U.S. Rep. Dennis Moore wants Americans to be able to carry around their personal medical records in a microchip-embedded credit card for easy, controllable access.
The way he figures it, this kind of plastic actually could save big money.
"If we were to implement something like this nationwide, we could save : more than $160 billion a year," said Moore, D-Kan., who was in Lawrence on Wednesday for a Lawrence Chamber of Commerce luncheon. "That's a lot of money."
But that's only the beginning of Moore's push to pass the Independent Health Record Trust Act, a bill that would establish a "modern, market-driven approach" to building a National Health Information Network - a collection of independent trusts to handle patients' health records on a voluntary basis.
Patients would have the option of submitting their medical records to be managed by nonprofit trusts. The trusts would be charged with ensuring the security, confidentiality and privacy of each consumer's sensitive medical information.
No longer would the keeping of medical records be limited to specific locations, such as the offices of a person's family physician, ophthalmologist, oncologist or other specialists. The trust would have the information.
And patients could limit their providers' access to certain information. A person's dermatologist, for example, might be denied access to a patient's mental health history.
"The patient has total control over the medical record - as far as what records go in and, more importantly, total control over what goes out to other doctors," said Moore, noting that he'd discussed the issue at length with his wife, a registered nurse. "We could cut down on medical errors, have better medical records and reliable records."

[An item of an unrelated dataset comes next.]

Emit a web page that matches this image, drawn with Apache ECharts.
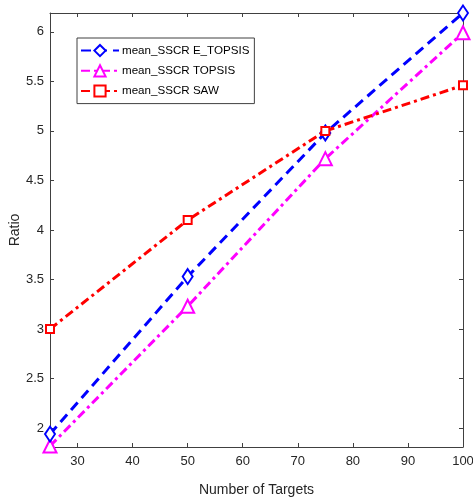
<!DOCTYPE html>
<html><head><meta charset="utf-8">
<script src="https://cdn.jsdelivr.net/npm/echarts@6/dist/echarts.min.js"></script>
<style>html,body{margin:0;padding:0;background:#fff}#c{width:473px;height:504px}</style>
</head><body><div id="c"></div>
<script>
const targets = [25, 50, 75, 100];
const eTopsis = [1.94, 3.53, 4.98, 6.19];
const topsis = [1.82, 3.23, 4.72, 5.99];
const saw = [3.0, 4.10, 5.00, 5.46];
const seriesNames = ['mean_SSCR E_TOPSIS', 'mean_SSCR TOPSIS', 'mean_SSCR SAW'];
const xTitle = 'Number of Targets';
const yTitle = 'Ratio';

const FONT = '"Liberation Sans", Arial, sans-serif';
const AX = '#404040';
const pairs = v => targets.map((t, i) => [t, v[i]]);

const chart = echarts.init(document.getElementById('c'), null, {renderer: 'canvas'});
const baseAxis = {
  axisLine: {show: true, lineStyle: {color: AX, width: 1}},
  axisTick: {show: true, inside: true, length: 4, lineStyle: {color: AX}},
  splitLine: {show: false}
};
chart.setOption({
  animation: false,
  backgroundColor: '#fff',
  grid: {left: 50, right: 10, top: 13, bottom: 57, containLabel: false, outerBoundsMode: 'none'},
  legend: {
    orient: 'vertical', left: 77, top: 38,
    backgroundColor: '#fff', borderColor: AX, borderWidth: 1,
    padding: [6, 5, 6, 3], itemGap: 7, itemWidth: 38, itemHeight: 14,
    textStyle: {fontFamily: FONT, fontSize: 11.6, color: '#000', padding: [0, 0, 0, -2]},
    data: seriesNames
  },
  xAxis: [
    Object.assign({}, baseAxis, {
      type: 'value', min: 25, max: 100, minInterval: 10, maxInterval: 10,
      name: xTitle, nameLocation: 'middle', nameGap: 36, nameMoveOverlap: false,
      nameTextStyle: {fontFamily: FONT, fontSize: 14, color: '#262626'},
      axisLabel: {fontFamily: FONT, fontSize: 13, color: '#262626', margin: 8, showMinLabel: false}
    }),
    Object.assign({}, baseAxis, {
      type: 'value', position: 'top', min: 25, max: 100, minInterval: 10, maxInterval: 10,
      axisLabel: {show: false}
    })
  ],
  yAxis: [
    Object.assign({}, baseAxis, {
      type: 'value', min: 1.81, max: 6.19, minInterval: 0.5, maxInterval: 0.5,
      name: yTitle, nameLocation: 'middle', nameGap: 28, nameMoveOverlap: false,
      nameTextStyle: {fontFamily: FONT, fontSize: 14, color: '#262626'},
      axisLabel: {fontFamily: FONT, fontSize: 13, color: '#262626', margin: 6, showMinLabel: false, showMaxLabel: false}
    }),
    Object.assign({}, baseAxis, {
      type: 'value', position: 'right', min: 1.81, max: 6.19, minInterval: 0.5, maxInterval: 0.5,
      axisLabel: {show: false}
    })
  ],
  series: [
    {
      name: seriesNames[0], type: 'line', data: pairs(eTopsis),
      symbol: 'emptyDiamond', symbolSize: [10, 15],
      lineStyle: {color: '#0000ff', width: 3, type: [10, 6]},
      itemStyle: {color: '#0000ff', borderColor: '#0000ff', borderWidth: 2},
      z: 3
    },
    {
      name: seriesNames[1], type: 'line', data: pairs(topsis),
      symbol: 'emptyTriangle', symbolSize: [13, 13],
      lineStyle: {color: '#ff00ff', width: 3, type: [9, 4, 3, 4]},
      itemStyle: {color: '#ff00ff', borderColor: '#ff00ff', borderWidth: 2},
      z: 2
    },
    {
      name: seriesNames[2], type: 'line', data: pairs(saw),
      symbol: 'emptyRect', symbolSize: 8,
      lineStyle: {color: '#ff0000', width: 3, type: [9, 4, 3, 4]},
      itemStyle: {color: '#ff0000', borderColor: '#ff0000', borderWidth: 2},
      z: 4
    }
  ]
});
</script></body></html>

Using computer technology, Moore said, would allow hospitals and clinics to "get rid of yards and yards of paper files right now, a lot of which are difficult and expensive to maintain and are inaccurate."
Moore is sponsoring the bill along with U.S. Rep. Paul Ryan, R-Wis. Another 48 representatives have signed on as co-sponsors, including U.S. Reps. Jerry Moran and Todd Tiahrt, R-Kan.; and former Kansas City, Mo., Mayor Emanuel Cleaver, a Missouri Democrat.